### What is asked
Skip any picture you find and retype all the remaining lines exactly.

○ ○ ○ ○ ○ ○ ○

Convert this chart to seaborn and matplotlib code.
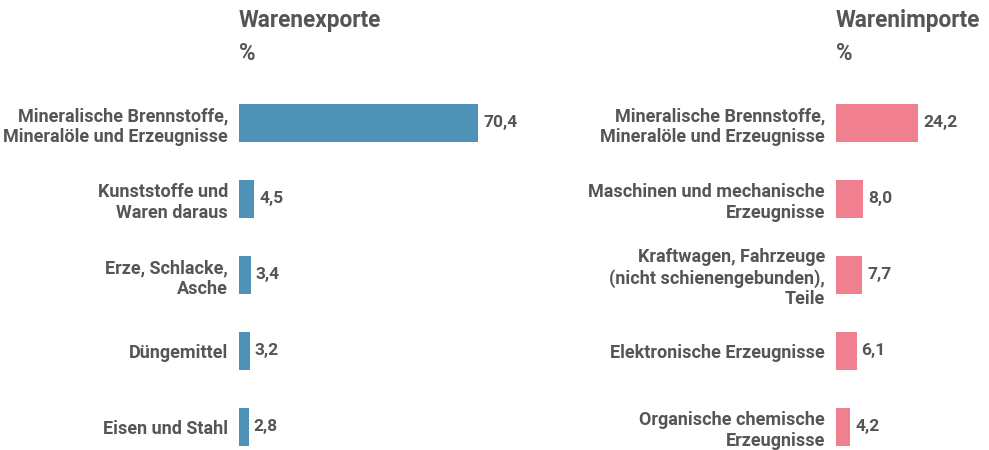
import matplotlib
matplotlib.use("Agg")
import matplotlib.pyplot as plt
import seaborn as sns
import pandas as pd

export_categories = [
    "Mineralische Brennstoffe,\nMineralöle und Erzeugnisse",
    "Kunststoffe und\nWaren daraus",
    "Erze, Schlacke,\nAsche",
    "Düngemittel",
    "Eisen und Stahl",
]
export_values = [70.4, 4.5, 3.4, 3.2, 2.8]

import_categories = [
    "Mineralische Brennstoffe,\nMineralöle und Erzeugnisse",
    "Maschinen und mechanische\nErzeugnisse",
    "Kraftwagen, Fahrzeuge\n(nicht schienengebunden),\nTeile",
    "Elektronische Erzeugnisse",
    "Organische chemische\nErzeugnisse",
]
import_values = [24.2, 8.0, 7.7, 6.1, 4.2]

titles = ["Warenexporte", "Warenimporte"]
unit = "%"

sns.set_theme(style="white")
plt.rcParams["font.family"] = ["Roboto", "DejaVu Sans"]

TXT = "#555555"
BLUE = "#4e92b8"
PINK = "#f07f8f"

W, H = 989, 450
fig = plt.figure(figsize=(W / 100, H / 100), dpi=100)

px = 3.4  # pixels per percent
def make_ax(left_px, xmax):
    top_px, bottom_px = 85, 449.8
    return fig.add_axes([left_px / W, 1 - bottom_px / H, xmax * px / W, (bottom_px - top_px) / H])

ax1 = make_ax(239, 75)
ax2 = make_ax(836, 40)

for ax, cats, vals, color, title, xmax in [
    (ax1, export_categories, export_values, BLUE, titles[0], 75),
    (ax2, import_categories, import_values, PINK, titles[1], 40),
]:
    df = pd.DataFrame({"cat": cats, "val": vals})
    sns.barplot(data=df, x="val", y="cat", orient="h", color=color, width=0.51,
                saturation=1, linewidth=0, ax=ax)
    ax.set_xlim(0, xmax)
    ax.set_ylim(4.3, -0.5)
    ax.set_xlabel("")
    ax.set_ylabel("")
    ax.set_xticks([])
    for s in ax.spines.values():
        s.set_visible(False)
    ax.tick_params(axis="y", length=0, pad=8)
    for lab in ax.get_yticklabels():
        lab.set_fontsize(13)
        lab.set_fontweight(600)
        lab.set_color(TXT)
        lab.set_horizontalalignment("right")
        lab.set_linespacing(1.18)
    for i, v in enumerate(vals):
        ax.annotate(f"{v:.1f}".replace(".", ","), xy=(v, i), xytext=(3.5, 0),
                    textcoords="offset points", va="center", ha="left",
                    fontsize=12.5, fontweight=600, color=TXT)
    pos = ax.get_position()
    fig.text(pos.x0, 1 - 21 / H, title, fontsize=16.3, fontweight="bold",
             color=TXT, ha="left", va="center")
    fig.text(pos.x0, 1 - 53 / H, unit, fontsize=16.3, fontweight="bold",
             color=TXT, ha="left", va="center")

fig.savefig("out.png", dpi=100)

○ ○ ○ ○ ○ ○ ○

### Reply to the exercise
Convert this chart to seaborn and matplotlib code.
import matplotlib
matplotlib.use("Agg")
import matplotlib.pyplot as plt
import seaborn as sns
import pandas as pd

export_categories = [
    "Mineralische Brennstoffe,\nMineralöle und Erzeugnisse",
    "Kunststoffe und\nWaren daraus",
    "Erze, Schlacke,\nAsche",
    "Düngemittel",
    "Eisen und Stahl",
]
export_values = [70.4, 4.5, 3.4, 3.2, 2.8]

import_categories = [
    "Mineralische Brennstoffe,\nMineralöle und Erzeugnisse",
    "Maschinen und mechanische\nErzeugnisse",
    "Kraftwagen, Fahrzeuge\n(nicht schienengebunden),\nTeile",
    "Elektronische Erzeugnisse",
    "Organische chemische\nErzeugnisse",
]
import_values = [24.2, 8.0, 7.7, 6.1, 4.2]

titles = ["Warenexporte", "Warenimporte"]
unit = "%"

sns.set_theme(style="white")
plt.rcParams["font.family"] = ["Roboto", "DejaVu Sans"]

TXT = "#555555"
BLUE = "#4e92b8"
PINK = "#f07f8f"

W, H = 989, 450
fig = plt.figure(figsize=(W / 100, H / 100), dpi=100)

px = 3.4  # pixels per percent
def make_ax(left_px, xmax):
    top_px, bottom_px = 85, 449.8
    return fig.add_axes([left_px / W, 1 - bottom_px / H, xmax * px / W, (bottom_px - top_px) / H])

ax1 = make_ax(239, 75)
ax2 = make_ax(836, 40)

for ax, cats, vals, color, title, xmax in [
    (ax1, export_categories, export_values, BLUE, titles[0], 75),
    (ax2, import_categories, import_values, PINK, titles[1], 40),
]:
    df = pd.DataFrame({"cat": cats, "val": vals})
    sns.barplot(data=df, x="val", y="cat", orient="h", color=color, width=0.51,
                saturation=1, linewidth=0, ax=ax)
    ax.set_xlim(0, xmax)
    ax.set_ylim(4.3, -0.5)
    ax.set_xlabel("")
    ax.set_ylabel("")
    ax.set_xticks([])
    for s in ax.spines.values():
        s.set_visible(False)
    ax.tick_params(axis="y", length=0, pad=8)
    for lab in ax.get_yticklabels():
        lab.set_fontsize(13)
        lab.set_fontweight(600)
        lab.set_color(TXT)
        lab.set_horizontalalignment("right")
        lab.set_linespacing(1.18)
    for i, v in enumerate(vals):
        ax.annotate(f"{v:.1f}".replace(".", ","), xy=(v, i), xytext=(3.5, 0),
                    textcoords="offset points", va="center", ha="left",
                    fontsize=12.5, fontweight=600, color=TXT)
    pos = ax.get_position()
    fig.text(pos.x0, 1 - 21 / H, title, fontsize=16.3, fontweight="bold",
             color=TXT, ha="left", va="center")
    fig.text(pos.x0, 1 - 53 / H, unit, fontsize=16.3, fontweight="bold",
             color=TXT, ha="left", va="center")

fig.savefig("out.png", dpi=100)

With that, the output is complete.